Retype only what runs from the beginning of the data through the line with "ctx.setLineDash([]);"; please omit the pictures and keep every line exact.

....

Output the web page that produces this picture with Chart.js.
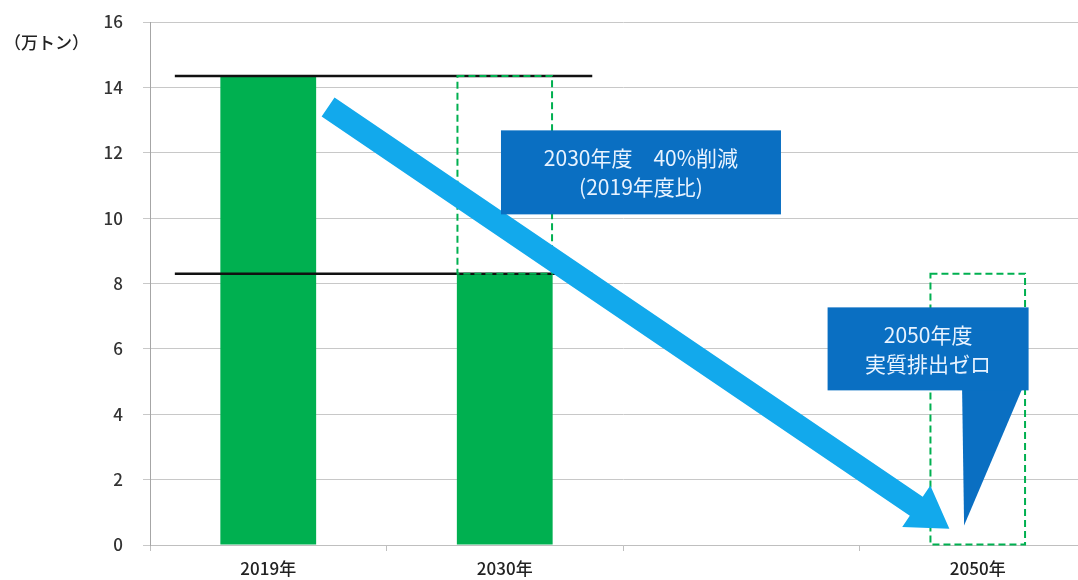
<!DOCTYPE html>
<html lang="ja">
<head>
<meta charset="utf-8">
<script src="https://cdn.jsdelivr.net/npm/chart.js@4.4.1/dist/chart.umd.min.js"></script>
<style>
    html, body { margin: 0; padding: 0; background: #fff; overflow: hidden; }
    #wrap { width: 1078px; height: 580px; overflow: hidden; }
</style>
</head>
<body>
<div id="wrap"><canvas id="co2Chart" width="1104" height="580"></canvas></div>
<script>
// Data
const categories = ['2019年', '2030年', '', '2050年'];
const emissions = [14.35, 8.3, null, null];          // green bars (万トン)
const targetBoxes = [null, [8.3, 14.35], null, [0, 8.3]]; // dashed outlines
const refLevels = [14.35, 8.3];                        // black reference lines
const yTicks = { min: 0, max: 16, step: 2 };
const unitLabel = '（万トン）';
const callout2030 = ['2030年度　40%削減', '(2019年度比)'];
const callout2050 = ['2050年度', '実質排出ゼロ'];

const FONT = '"Noto Sans CJK JP", "Noto Sans", sans-serif';

// Draws lines, dashed boxes, arrow and callouts using the chart scales
const decorPlugin = {
    id: 'decor',
    afterDatasetsDraw(chart) {
        const { ctx, scales: { x, y } } = chart;
        const slot = x.getPixelForValue(1) - x.getPixelForValue(0);
        const px = i => x.getPixelForValue(0) + i * slot;

        ctx.save();

        // black reference lines
        ctx.strokeStyle = '#111';
        ctx.lineWidth = 2.5;
        refLevels.forEach(v => {
            ctx.beginPath();
            ctx.moveTo(px(-0.395), y.getPixelForValue(v));
            ctx.lineTo(px(1.37), y.getPixelForValue(v));
            ctx.stroke();
        });

        // dashed target outlines
        const meta = chart.getDatasetMeta(1);
        ctx.strokeStyle = '#00b050';
        ctx.lineWidth = 2;
        ctx.setLineDash([7, 4]);
        meta.data.forEach((bar, i) => {
            if (!targetBoxes[i]) return;
            const p = bar.getProps(['x', 'y', 'base', 'width'], true);
            ctx.strokeRect(p.x - p.width / 2, p.y, p.width, p.base - p.y);
        });
        ctx.setLineDash([]);

        // big trend arrow
        const x0 = px(0.253), y0 = y.getPixelForValue(13.4);
        const x1 = px(2.88), y1 = y.getPixelForValue(0.5);
        const ang = Math.atan2(y1 - y0, x1 - x0);
        const len = Math.hypot(x1 - x0, y1 - y0);
        const shaft = 23, headW = 50, headL = 40;
        ctx.translate(x0, y0);
        ctx.rotate(ang);
        ctx.fillStyle = '#12a9ec';
        ctx.beginPath();
        ctx.moveTo(0, -shaft / 2);
        ctx.lineTo(len - headL, -shaft / 2);
        ctx.lineTo(len - headL, -headW / 2);
        ctx.lineTo(len, 0);
        ctx.lineTo(len - headL, headW / 2);
        ctx.lineTo(len - headL, shaft / 2);
        ctx.lineTo(0, shaft / 2);
        ctx.closePath();
        ctx.fill();
        ctx.setTransform(1, 0, 0, 1, 0, 0);
        ctx.scale(chart.currentDevicePixelRatio, chart.currentDevicePixelRatio);

        // callouts
        const drawBox = (cx, cy, w, h, lines) => {
            ctx.fillStyle = '#0a6fc2';
            ctx.fillRect(cx - w / 2, cy - h / 2, w, h);
            ctx.fillStyle = '#e8f3ff';
            ctx.font = '21px ' + FONT;
            ctx.textAlign = 'center';
            ctx.textBaseline = 'middle';
            ctx.fillText(lines[0], cx, cy - 14);
            ctx.fillText(lines[1], cx, cy + 15);
        };
        drawBox(px(1.576), y.getPixelForValue(11.4), 280, 84, callout2030);

        const c2x = px(2.79), c2y = y.getPixelForValue(6.0);
        ctx.fillStyle = '#0a6fc2';
        ctx.beginPath();
        ctx.moveTo(c2x + 34, c2y + 40);
        ctx.lineTo(c2x + 94, c2y + 40);
        ctx.lineTo(c2x + 36, y.getPixelForValue(0.6));
        ctx.closePath();
        ctx.fill();
        drawBox(c2x, c2y, 201, 83, callout2050);

        // unit label
        ctx.fillStyle = '#222';
        ctx.font = '500 17px ' + FONT;
        ctx.textAlign = 'left';
        ctx.fillText(unitLabel, 4, 43);

        ctx.restore();
    }
};

new Chart(document.getElementById('co2Chart'), {
    type: 'bar',
    data: {
        labels: categories,
        datasets: [{
            data: emissions,
            backgroundColor: '#00b050',
            grouped: false,
            barPercentage: 0.405,
            categoryPercentage: 1
        }, {
            data: targetBoxes,
            backgroundColor: 'rgba(0,0,0,0)',
            borderWidth: 0,
            grouped: false,
            barPercentage: 0.4,
            categoryPercentage: 1
        }]
    },
    options: {
        responsive: false,
        animation: false,
        layout: { padding: { top: 22, right: 8, left: 0, bottom: 0 } },
        plugins: { legend: { display: false }, tooltip: { enabled: false } },
        scales: {
            x: {
                afterFit: s => { s.height = 35; },
                grid: { drawOnChartArea: false, drawTicks: true, tickLength: 6, color: '#bfbfbf', offset: true },
                border: { color: '#bfbfbf' },
                ticks: { color: '#222', padding: 7, font: { family: FONT, size: 17, weight: '500' } }
            },
            y: {
                min: yTicks.min,
                max: yTicks.max,
                afterFit: s => { s.width = 150; s.paddingTop = 0; s.paddingBottom = 0; },
                grid: { color: '#c8c8c8', tickLength: 7 },
                border: { color: '#a6a6a6' },
                ticks: { stepSize: yTicks.step, color: '#333', padding: 20, font: { family: FONT, size: 17, weight: '500' } }
            }
        }
    },
    plugins: [decorPlugin]
});
</script>
</body>
</html>
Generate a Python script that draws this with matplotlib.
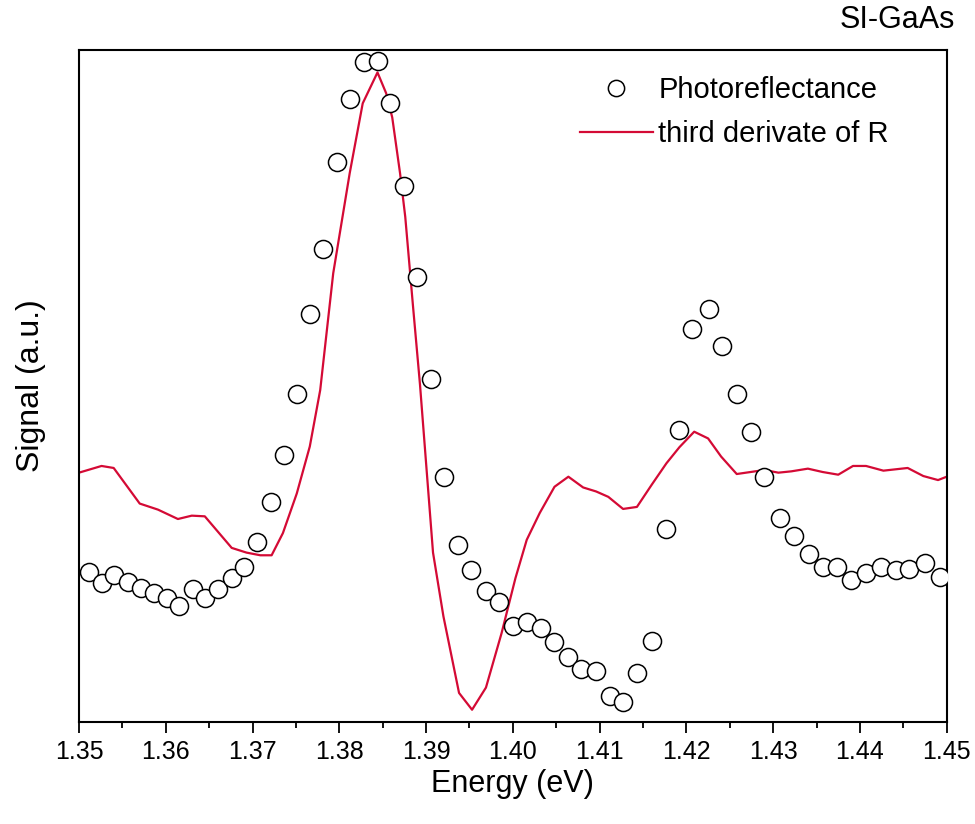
"""Photoreflectance vs third derivative of R for SI-GaAs."""

import matplotlib

matplotlib.use("Agg")
import matplotlib.pyplot as plt

plt.rcParams["font.family"] = ["Liberation Sans", "DejaVu Sans"]

# photoreflectance points (energy in eV, signal in a.u.)
pr_energy = [
    1.3512, 1.3526, 1.3540, 1.3556, 1.3571, 1.3586, 1.3601, 1.3615, 1.3631,
    1.3645, 1.3660, 1.3676, 1.3690, 1.3705, 1.3721, 1.3736, 1.3751, 1.3766,
    1.3781, 1.3797, 1.3812, 1.3828, 1.3845, 1.3859, 1.3874, 1.3890, 1.3906,
    1.3921, 1.3937, 1.3952, 1.3969, 1.3984, 1.4000, 1.4016, 1.4032, 1.4047,
    1.4064, 1.4079, 1.4096, 1.4112, 1.4127, 1.4143, 1.4160, 1.4176, 1.4192,
    1.4207, 1.4226, 1.4241, 1.4258, 1.4274, 1.4290, 1.4308, 1.4324, 1.4341,
    1.4357, 1.4374, 1.4390, 1.4407, 1.4424, 1.4442, 1.4457, 1.4475, 1.4492,
]
pr_signal = [
    22.3, 20.6, 21.9, 20.8, 20.0, 19.2, 18.5, 17.3, 19.8,
    18.5, 19.8, 21.4, 23.0, 26.8, 32.8, 39.7, 48.8, 60.7,
    70.4, 83.4, 92.7, 98.2, 98.4, 92.1, 79.8, 66.3, 51.0,
    36.5, 26.3, 22.6, 19.5, 17.8, 14.2, 14.8, 13.9, 11.9,
    9.6, 7.9, 7.6, 3.9, 3.0, 7.3, 12.1, 28.7, 43.4,
    58.5, 61.4, 56.0, 48.8, 43.1, 36.4, 30.4, 27.7, 25.0,
    23.0, 23.1, 21.1, 22.1, 23.0, 22.6, 22.7, 23.7, 21.6,
]

# third derivative of reflectance
d3_energy = [
    1.3500, 1.3526, 1.3540, 1.3570, 1.3591, 1.3614, 1.3630, 1.3645, 1.3676,
    1.3693, 1.3709, 1.3722, 1.3735, 1.3751, 1.3766, 1.3778, 1.3793, 1.3812,
    1.3827, 1.3844, 1.3854, 1.3861, 1.3870, 1.3876, 1.3885, 1.3893, 1.3908,
    1.3920, 1.3938, 1.3953, 1.3969, 1.3987, 1.4003, 1.4016, 1.4031, 1.4048,
    1.4064, 1.4081, 1.4096, 1.4110, 1.4127, 1.4143, 1.4160, 1.4177, 1.4192,
    1.4209, 1.4225, 1.4240, 1.4258, 1.4290, 1.4306, 1.4321, 1.4340, 1.4357,
    1.4375, 1.4392, 1.4407, 1.4427, 1.4455, 1.4473, 1.4490, 1.4500,
]
d3_signal = [
    37.1, 38.1, 37.8, 32.5, 31.6, 30.2, 30.7, 30.6, 25.9,
    25.2, 24.8, 24.8, 28.1, 34.0, 41.0, 49.4, 66.8, 81.7,
    92.1, 96.7, 93.6, 90.0, 81.7, 75.2, 61.8, 50.2, 25.2,
    15.7, 4.3, 1.8, 5.1, 13.2, 21.4, 27.1, 31.1, 35.0,
    36.5, 34.9, 34.3, 33.5, 31.7, 32.0, 35.3, 38.5, 40.9,
    43.2, 42.2, 39.5, 36.9, 37.5, 37.1, 37.3, 37.7, 37.2,
    36.8, 38.1, 38.1, 37.4, 37.8, 36.6, 36.0, 36.5,
]

RED = "#d40a35"

fig = plt.figure(figsize=(9.75, 8.24), dpi=100)
ax = fig.add_axes([0.081, 0.124, 0.890, 0.815])

ax.plot(d3_energy, d3_signal, color=RED, lw=1.6, label="third derivate of R", zorder=2)
ax.plot(pr_energy, pr_signal, ls="none", marker="o", ms=13, mfc="white",
        mec="black", mew=1.1, label="Photoreflectance", zorder=3)

ax.set_xlim(1.35, 1.45)
ax.set_ylim(0, 100)
ax.set_xticks([1.35 + 0.01 * i for i in range(11)])
ax.set_xticks([1.355 + 0.01 * i for i in range(10)], minor=True)
ax.set_xticklabels([f"{1.35 + 0.01 * i:.2f}" for i in range(11)], fontsize=18)
ax.set_yticks([])
ax.tick_params(axis="x", which="major", direction="out", length=8, width=1.3, pad=5)
ax.tick_params(axis="x", which="minor", direction="out", length=4.5, width=1.3)
for s in ax.spines.values():
    s.set_linewidth(1.5)

ax.set_xlabel("Energy (eV)", fontsize=22, labelpad=4)
ax.set_ylabel("Signal (a.u.)", fontsize=23, labelpad=24)
ax.text(1.009, 1.022, "SI-GaAs", transform=ax.transAxes, ha="right", va="bottom", fontsize=22)

handles, labels = ax.get_legend_handles_labels()
ax.legend(handles[::-1], labels[::-1], loc="upper left", bbox_to_anchor=(0.577, 0.962),
          frameon=False, fontsize=21, handlelength=2.5, handletextpad=0.2,
          borderpad=0, borderaxespad=0, labelspacing=0.55, markerscale=0.9)

fig.savefig("out.png", dpi=100)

....

* OUTPUT BELOW *
Output the web page that produces this picture with Chart.js.
<!DOCTYPE html>
<html lang="ja">
<head>
<meta charset="utf-8">
<script src="https://cdn.jsdelivr.net/npm/chart.js@4.4.1/dist/chart.umd.min.js"></script>
<style>
    html, body { margin: 0; padding: 0; background: #fff; overflow: hidden; }
    #wrap { width: 1078px; height: 580px; overflow: hidden; }
</style>
</head>
<body>
<div id="wrap"><canvas id="co2Chart" width="1104" height="580"></canvas></div>
<script>
// Data
const categories = ['2019年', '2030年', '', '2050年'];
const emissions = [14.35, 8.3, null, null];          // green bars (万トン)
const targetBoxes = [null, [8.3, 14.35], null, [0, 8.3]]; // dashed outlines
const refLevels = [14.35, 8.3];                        // black reference lines
const yTicks = { min: 0, max: 16, step: 2 };
const unitLabel = '（万トン）';
const callout2030 = ['2030年度　40%削減', '(2019年度比)'];
const callout2050 = ['2050年度', '実質排出ゼロ'];

const FONT = '"Noto Sans CJK JP", "Noto Sans", sans-serif';

// Draws lines, dashed boxes, arrow and callouts using the chart scales
const decorPlugin = {
    id: 'decor',
    afterDatasetsDraw(chart) {
        const { ctx, scales: { x, y } } = chart;
        const slot = x.getPixelForValue(1) - x.getPixelForValue(0);
        const px = i => x.getPixelForValue(0) + i * slot;

        ctx.save();

        // black reference lines
        ctx.strokeStyle = '#111';
        ctx.lineWidth = 2.5;
        refLevels.forEach(v => {
            ctx.beginPath();
            ctx.moveTo(px(-0.395), y.getPixelForValue(v));
            ctx.lineTo(px(1.37), y.getPixelForValue(v));
            ctx.stroke();
        });

        // dashed target outlines
        const meta = chart.getDatasetMeta(1);
        ctx.strokeStyle = '#00b050';
        ctx.lineWidth = 2;
        ctx.setLineDash([7, 4]);
        meta.data.forEach((bar, i) => {
            if (!targetBoxes[i]) return;
            const p = bar.getProps(['x', 'y', 'base', 'width'], true);
            ctx.strokeRect(p.x - p.width / 2, p.y, p.width, p.base - p.y);
        });
        ctx.setLineDash([]);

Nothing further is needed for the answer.